>> Begin Dataset records
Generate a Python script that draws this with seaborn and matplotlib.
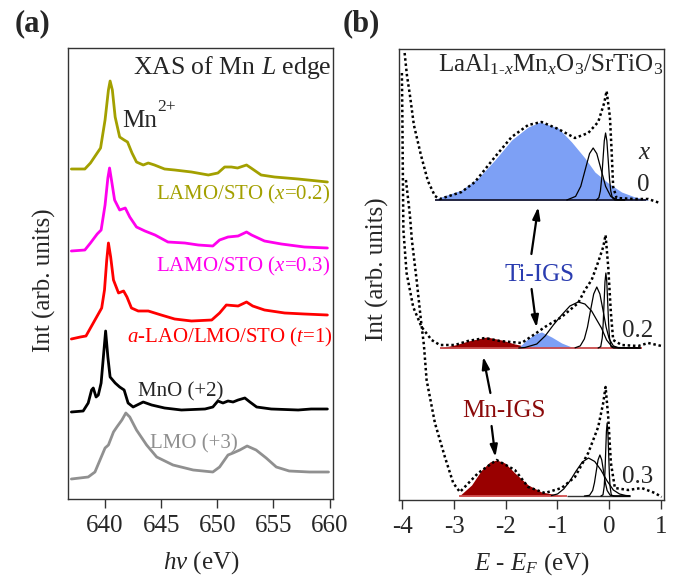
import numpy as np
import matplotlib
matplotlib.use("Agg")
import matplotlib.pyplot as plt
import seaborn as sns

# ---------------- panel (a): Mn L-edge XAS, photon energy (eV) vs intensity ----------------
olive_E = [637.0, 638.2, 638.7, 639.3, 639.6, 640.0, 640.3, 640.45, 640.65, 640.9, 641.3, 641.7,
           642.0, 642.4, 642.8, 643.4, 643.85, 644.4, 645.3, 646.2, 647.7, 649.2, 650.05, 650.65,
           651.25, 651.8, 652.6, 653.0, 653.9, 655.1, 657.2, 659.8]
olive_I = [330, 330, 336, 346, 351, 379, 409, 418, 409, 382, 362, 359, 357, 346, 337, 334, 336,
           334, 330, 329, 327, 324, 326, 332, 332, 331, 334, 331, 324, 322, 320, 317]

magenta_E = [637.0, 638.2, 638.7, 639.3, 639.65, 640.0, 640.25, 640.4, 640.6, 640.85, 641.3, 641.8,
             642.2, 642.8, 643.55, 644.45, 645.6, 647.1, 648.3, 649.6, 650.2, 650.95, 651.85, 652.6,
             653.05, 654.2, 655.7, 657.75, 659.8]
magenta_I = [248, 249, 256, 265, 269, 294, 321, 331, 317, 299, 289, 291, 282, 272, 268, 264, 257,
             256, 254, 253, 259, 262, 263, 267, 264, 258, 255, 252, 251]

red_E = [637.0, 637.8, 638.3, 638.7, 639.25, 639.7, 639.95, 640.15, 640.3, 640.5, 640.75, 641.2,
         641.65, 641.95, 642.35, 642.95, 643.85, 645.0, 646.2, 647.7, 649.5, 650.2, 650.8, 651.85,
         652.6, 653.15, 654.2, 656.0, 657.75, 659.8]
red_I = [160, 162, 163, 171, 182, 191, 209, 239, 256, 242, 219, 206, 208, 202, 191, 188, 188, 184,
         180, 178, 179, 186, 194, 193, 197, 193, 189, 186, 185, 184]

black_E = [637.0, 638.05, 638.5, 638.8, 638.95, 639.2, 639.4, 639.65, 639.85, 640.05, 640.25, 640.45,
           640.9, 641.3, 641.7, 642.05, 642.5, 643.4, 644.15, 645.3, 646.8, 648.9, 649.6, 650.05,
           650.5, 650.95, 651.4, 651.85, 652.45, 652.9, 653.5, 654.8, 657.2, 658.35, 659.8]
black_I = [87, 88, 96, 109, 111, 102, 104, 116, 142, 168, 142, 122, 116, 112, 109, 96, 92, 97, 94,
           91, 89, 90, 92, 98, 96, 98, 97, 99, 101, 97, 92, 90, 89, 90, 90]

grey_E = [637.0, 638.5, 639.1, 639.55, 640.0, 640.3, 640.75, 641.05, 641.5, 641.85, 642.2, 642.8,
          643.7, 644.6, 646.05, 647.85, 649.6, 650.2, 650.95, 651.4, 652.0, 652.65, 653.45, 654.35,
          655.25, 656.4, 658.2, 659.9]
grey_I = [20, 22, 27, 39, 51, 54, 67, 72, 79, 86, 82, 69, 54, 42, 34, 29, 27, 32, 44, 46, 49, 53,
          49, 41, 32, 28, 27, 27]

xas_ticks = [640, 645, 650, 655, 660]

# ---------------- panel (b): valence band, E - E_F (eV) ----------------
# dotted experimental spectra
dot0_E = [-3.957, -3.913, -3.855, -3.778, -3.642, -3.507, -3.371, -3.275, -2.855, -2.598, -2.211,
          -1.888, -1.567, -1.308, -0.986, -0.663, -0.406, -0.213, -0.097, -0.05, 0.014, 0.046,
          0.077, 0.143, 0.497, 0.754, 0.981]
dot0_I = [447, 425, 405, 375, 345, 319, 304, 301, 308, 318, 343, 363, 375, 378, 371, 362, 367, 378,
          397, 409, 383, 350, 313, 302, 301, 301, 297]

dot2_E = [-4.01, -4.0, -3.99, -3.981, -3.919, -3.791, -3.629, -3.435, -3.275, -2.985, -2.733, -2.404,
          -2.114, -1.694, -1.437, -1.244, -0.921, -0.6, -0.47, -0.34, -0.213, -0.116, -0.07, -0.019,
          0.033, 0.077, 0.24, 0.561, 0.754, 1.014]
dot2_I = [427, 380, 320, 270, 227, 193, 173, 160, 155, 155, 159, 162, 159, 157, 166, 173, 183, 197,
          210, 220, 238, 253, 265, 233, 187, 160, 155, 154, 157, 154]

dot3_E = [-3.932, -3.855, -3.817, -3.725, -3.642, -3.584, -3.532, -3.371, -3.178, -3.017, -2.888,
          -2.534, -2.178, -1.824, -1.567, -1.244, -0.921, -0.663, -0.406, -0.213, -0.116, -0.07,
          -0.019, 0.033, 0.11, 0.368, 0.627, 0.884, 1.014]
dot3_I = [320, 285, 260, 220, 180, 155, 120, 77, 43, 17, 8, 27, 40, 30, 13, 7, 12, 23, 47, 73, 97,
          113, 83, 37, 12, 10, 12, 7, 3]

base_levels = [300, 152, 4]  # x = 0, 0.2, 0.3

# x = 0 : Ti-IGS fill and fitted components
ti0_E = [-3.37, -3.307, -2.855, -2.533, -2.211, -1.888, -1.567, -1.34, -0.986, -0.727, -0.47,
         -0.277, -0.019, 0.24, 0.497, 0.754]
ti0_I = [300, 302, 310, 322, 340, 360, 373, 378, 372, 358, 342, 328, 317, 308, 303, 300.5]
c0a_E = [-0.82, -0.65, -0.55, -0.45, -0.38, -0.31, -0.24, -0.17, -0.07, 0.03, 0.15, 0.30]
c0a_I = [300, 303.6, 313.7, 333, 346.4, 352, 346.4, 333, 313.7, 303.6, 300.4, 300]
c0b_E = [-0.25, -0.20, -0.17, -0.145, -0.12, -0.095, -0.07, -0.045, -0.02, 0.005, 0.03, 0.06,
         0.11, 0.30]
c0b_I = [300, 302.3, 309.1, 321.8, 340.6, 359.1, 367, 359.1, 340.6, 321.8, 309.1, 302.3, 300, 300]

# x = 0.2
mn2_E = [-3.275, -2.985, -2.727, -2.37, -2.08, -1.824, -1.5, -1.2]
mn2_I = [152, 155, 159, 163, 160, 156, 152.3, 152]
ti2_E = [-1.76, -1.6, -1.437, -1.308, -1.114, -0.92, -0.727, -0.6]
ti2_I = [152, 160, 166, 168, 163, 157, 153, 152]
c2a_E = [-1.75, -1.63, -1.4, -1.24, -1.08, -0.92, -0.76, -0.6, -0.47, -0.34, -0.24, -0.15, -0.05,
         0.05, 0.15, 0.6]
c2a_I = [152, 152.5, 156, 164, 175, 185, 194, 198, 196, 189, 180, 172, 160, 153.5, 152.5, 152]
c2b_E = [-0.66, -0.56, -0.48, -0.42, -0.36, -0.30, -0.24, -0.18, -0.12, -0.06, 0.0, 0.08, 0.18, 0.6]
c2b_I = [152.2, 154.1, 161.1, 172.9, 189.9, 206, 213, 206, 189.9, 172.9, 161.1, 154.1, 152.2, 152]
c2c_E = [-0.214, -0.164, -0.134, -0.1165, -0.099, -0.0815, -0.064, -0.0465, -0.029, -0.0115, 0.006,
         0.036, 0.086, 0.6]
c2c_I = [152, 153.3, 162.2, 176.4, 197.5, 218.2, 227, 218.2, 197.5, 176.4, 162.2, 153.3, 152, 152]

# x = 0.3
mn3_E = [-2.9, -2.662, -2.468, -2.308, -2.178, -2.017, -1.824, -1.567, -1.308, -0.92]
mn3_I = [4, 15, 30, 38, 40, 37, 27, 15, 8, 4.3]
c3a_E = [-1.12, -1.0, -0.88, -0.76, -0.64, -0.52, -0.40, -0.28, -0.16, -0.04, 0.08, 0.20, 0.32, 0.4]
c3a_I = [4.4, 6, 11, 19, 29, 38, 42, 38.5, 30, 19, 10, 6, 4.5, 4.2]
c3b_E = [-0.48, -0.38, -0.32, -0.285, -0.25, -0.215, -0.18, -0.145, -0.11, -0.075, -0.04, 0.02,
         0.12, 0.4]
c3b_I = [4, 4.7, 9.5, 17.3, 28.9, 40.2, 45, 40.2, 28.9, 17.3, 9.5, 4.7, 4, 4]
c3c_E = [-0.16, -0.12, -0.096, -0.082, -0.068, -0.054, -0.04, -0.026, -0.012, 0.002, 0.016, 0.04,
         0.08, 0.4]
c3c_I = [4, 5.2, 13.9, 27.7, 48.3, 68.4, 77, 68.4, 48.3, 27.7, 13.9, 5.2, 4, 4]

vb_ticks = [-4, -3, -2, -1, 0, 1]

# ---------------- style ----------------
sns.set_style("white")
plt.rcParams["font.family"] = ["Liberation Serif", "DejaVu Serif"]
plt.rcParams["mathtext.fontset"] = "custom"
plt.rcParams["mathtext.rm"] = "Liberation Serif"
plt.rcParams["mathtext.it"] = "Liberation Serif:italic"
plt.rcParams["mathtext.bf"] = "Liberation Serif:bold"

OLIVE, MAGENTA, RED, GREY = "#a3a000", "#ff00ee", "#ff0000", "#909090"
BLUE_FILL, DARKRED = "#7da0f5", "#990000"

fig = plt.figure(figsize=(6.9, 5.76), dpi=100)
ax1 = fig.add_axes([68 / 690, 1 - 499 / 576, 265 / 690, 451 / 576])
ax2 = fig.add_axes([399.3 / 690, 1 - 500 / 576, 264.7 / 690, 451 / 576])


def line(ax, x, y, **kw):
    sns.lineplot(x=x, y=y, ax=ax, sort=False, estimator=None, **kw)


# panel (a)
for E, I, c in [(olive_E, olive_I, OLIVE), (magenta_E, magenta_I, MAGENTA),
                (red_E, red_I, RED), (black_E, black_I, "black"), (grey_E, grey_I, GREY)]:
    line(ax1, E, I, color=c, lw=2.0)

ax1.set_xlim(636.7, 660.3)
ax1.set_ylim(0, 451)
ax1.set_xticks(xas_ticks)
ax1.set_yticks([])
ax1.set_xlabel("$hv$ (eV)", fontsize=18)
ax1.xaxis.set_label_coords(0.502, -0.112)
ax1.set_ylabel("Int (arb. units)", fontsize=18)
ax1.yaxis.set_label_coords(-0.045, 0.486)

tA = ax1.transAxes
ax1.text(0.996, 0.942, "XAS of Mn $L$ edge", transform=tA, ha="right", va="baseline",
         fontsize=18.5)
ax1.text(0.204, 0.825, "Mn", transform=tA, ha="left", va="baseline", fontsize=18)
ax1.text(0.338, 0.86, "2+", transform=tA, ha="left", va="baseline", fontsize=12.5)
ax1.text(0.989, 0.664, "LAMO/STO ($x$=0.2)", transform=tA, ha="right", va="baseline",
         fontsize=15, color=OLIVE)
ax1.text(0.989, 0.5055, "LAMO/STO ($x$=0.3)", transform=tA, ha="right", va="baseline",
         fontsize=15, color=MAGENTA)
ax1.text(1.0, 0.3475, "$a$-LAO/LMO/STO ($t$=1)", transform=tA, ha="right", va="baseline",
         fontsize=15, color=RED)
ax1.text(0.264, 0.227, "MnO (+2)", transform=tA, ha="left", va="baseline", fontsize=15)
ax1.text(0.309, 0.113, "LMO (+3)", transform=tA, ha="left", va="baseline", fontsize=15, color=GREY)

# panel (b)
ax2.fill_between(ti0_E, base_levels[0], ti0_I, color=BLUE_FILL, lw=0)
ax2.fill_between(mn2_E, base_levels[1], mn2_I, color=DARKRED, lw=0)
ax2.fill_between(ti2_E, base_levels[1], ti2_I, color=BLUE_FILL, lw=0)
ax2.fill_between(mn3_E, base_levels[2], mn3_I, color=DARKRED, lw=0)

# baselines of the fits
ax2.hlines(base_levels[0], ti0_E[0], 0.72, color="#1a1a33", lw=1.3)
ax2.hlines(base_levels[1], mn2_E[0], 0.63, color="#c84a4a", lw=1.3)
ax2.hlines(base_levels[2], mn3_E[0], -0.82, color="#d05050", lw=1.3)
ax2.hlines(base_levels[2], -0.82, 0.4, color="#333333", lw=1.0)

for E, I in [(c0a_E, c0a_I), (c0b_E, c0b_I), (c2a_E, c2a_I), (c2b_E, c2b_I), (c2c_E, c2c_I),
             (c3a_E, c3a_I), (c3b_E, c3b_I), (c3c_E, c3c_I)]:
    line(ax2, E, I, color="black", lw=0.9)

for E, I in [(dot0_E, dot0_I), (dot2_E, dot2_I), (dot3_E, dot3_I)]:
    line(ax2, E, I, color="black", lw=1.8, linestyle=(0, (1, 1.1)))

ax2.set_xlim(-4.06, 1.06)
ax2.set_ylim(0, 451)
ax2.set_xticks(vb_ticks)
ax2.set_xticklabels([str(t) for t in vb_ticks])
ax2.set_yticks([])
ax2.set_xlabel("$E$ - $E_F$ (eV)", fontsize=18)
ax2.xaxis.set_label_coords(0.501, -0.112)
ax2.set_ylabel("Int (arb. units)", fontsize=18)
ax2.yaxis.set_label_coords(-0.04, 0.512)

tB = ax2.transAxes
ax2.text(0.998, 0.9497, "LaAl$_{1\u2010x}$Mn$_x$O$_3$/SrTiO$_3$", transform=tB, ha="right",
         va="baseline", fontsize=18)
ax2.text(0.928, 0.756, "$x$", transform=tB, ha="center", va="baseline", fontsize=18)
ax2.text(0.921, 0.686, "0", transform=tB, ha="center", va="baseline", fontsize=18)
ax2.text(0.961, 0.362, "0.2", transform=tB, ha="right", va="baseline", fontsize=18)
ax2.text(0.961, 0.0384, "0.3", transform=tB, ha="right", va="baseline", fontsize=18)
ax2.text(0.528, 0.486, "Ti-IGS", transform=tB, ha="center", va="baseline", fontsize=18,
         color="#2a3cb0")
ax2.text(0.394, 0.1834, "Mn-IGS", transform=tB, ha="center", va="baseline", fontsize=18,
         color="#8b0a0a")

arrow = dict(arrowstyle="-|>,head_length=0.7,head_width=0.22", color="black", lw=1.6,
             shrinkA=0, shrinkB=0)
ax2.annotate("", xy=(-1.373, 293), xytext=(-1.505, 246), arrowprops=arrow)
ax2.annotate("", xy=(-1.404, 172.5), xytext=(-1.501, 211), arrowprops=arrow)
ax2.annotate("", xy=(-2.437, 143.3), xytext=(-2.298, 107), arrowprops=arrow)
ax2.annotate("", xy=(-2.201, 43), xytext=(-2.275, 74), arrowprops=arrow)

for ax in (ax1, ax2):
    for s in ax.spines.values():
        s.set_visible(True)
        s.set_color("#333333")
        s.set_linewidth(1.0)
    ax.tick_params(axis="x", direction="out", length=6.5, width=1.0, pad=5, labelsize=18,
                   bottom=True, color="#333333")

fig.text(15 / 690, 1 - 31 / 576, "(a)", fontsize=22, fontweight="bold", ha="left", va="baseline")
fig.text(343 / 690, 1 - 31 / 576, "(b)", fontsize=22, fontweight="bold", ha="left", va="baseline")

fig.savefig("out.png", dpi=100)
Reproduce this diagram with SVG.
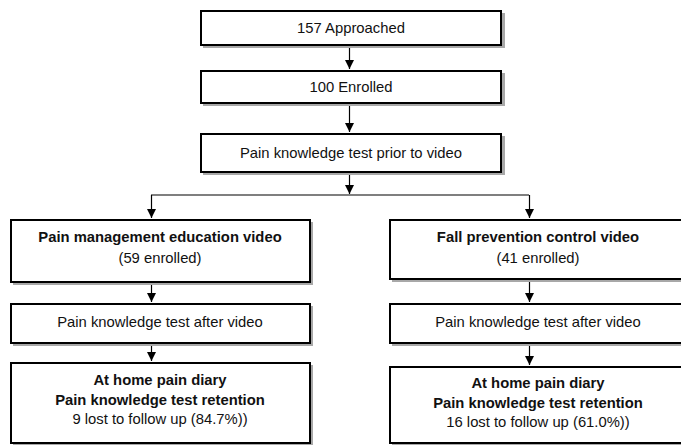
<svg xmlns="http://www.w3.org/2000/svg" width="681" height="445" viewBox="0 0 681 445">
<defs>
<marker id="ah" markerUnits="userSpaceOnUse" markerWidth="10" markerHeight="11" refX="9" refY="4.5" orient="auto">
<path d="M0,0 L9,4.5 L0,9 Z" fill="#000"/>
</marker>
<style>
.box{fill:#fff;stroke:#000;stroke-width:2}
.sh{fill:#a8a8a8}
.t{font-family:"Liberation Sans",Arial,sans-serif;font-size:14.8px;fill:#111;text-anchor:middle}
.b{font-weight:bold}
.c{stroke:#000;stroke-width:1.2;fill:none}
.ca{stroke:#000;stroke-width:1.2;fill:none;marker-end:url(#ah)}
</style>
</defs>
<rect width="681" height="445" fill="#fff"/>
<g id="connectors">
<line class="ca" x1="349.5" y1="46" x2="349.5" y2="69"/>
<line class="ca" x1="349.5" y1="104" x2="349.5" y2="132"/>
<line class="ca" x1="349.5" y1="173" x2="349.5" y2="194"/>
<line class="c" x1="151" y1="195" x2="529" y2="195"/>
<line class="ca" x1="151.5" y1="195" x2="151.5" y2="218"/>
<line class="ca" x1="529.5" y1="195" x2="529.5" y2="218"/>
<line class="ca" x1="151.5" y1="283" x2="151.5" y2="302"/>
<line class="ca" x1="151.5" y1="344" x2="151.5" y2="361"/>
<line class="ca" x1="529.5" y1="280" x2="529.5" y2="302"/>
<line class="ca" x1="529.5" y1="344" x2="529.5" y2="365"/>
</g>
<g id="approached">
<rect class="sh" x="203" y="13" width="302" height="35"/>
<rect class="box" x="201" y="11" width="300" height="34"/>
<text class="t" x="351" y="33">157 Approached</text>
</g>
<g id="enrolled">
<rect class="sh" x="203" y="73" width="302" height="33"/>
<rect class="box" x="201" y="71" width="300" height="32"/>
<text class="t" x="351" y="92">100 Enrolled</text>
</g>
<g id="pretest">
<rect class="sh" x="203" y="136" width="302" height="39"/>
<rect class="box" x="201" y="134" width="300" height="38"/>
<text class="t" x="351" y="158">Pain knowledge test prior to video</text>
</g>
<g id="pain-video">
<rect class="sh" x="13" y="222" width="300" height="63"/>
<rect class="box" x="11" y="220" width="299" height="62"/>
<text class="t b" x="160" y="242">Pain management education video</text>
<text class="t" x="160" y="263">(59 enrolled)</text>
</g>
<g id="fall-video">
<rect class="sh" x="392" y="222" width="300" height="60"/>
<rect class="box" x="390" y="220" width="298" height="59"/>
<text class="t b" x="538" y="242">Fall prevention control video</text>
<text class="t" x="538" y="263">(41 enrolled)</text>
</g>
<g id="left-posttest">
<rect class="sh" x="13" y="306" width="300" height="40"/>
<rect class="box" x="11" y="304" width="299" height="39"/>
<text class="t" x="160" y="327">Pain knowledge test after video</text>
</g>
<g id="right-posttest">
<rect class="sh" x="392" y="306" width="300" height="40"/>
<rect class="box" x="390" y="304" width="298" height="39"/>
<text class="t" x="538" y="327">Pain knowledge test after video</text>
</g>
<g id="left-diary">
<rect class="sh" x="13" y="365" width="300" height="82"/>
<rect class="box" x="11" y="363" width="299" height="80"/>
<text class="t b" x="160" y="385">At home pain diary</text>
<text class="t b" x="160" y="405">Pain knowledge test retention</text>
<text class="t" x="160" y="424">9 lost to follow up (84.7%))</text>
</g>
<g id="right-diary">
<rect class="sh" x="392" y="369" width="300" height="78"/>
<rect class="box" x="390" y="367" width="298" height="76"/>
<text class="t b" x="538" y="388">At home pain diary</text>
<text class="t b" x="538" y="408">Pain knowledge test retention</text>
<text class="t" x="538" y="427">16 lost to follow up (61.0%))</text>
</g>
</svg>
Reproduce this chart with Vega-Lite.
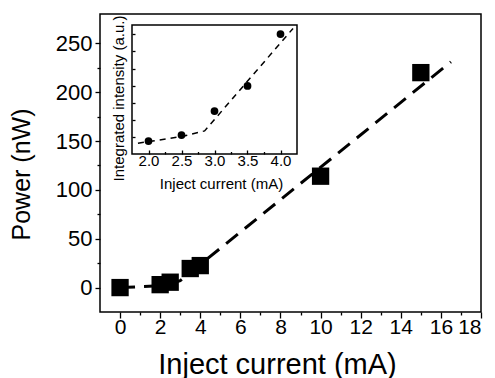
>> End Dataset records
Problem description: Return only the lines from the start of the data through the line that contains "255, 252, 251]", please, copying them exactly and omitting all pictures.

Problem solution:
Generate a Python script that draws this with seaborn and matplotlib.
import numpy as np
import matplotlib
matplotlib.use("Agg")
import matplotlib.pyplot as plt
import seaborn as sns

# ---------------- panel (a): Mn L-edge XAS, photon energy (eV) vs intensity ----------------
olive_E = [637.0, 638.2, 638.7, 639.3, 639.6, 640.0, 640.3, 640.45, 640.65, 640.9, 641.3, 641.7,
           642.0, 642.4, 642.8, 643.4, 643.85, 644.4, 645.3, 646.2, 647.7, 649.2, 650.05, 650.65,
           651.25, 651.8, 652.6, 653.0, 653.9, 655.1, 657.2, 659.8]
olive_I = [330, 330, 336, 346, 351, 379, 409, 418, 409, 382, 362, 359, 357, 346, 337, 334, 336,
           334, 330, 329, 327, 324, 326, 332, 332, 331, 334, 331, 324, 322, 320, 317]

magenta_E = [637.0, 638.2, 638.7, 639.3, 639.65, 640.0, 640.25, 640.4, 640.6, 640.85, 641.3, 641.8,
             642.2, 642.8, 643.55, 644.45, 645.6, 647.1, 648.3, 649.6, 650.2, 650.95, 651.85, 652.6,
             653.05, 654.2, 655.7, 657.75, 659.8]
magenta_I = [248, 249, 256, 265, 269, 294, 321, 331, 317, 299, 289, 291, 282, 272, 268, 264, 257,
             256, 254, 253, 259, 262, 263, 267, 264, 258, 255, 252, 251]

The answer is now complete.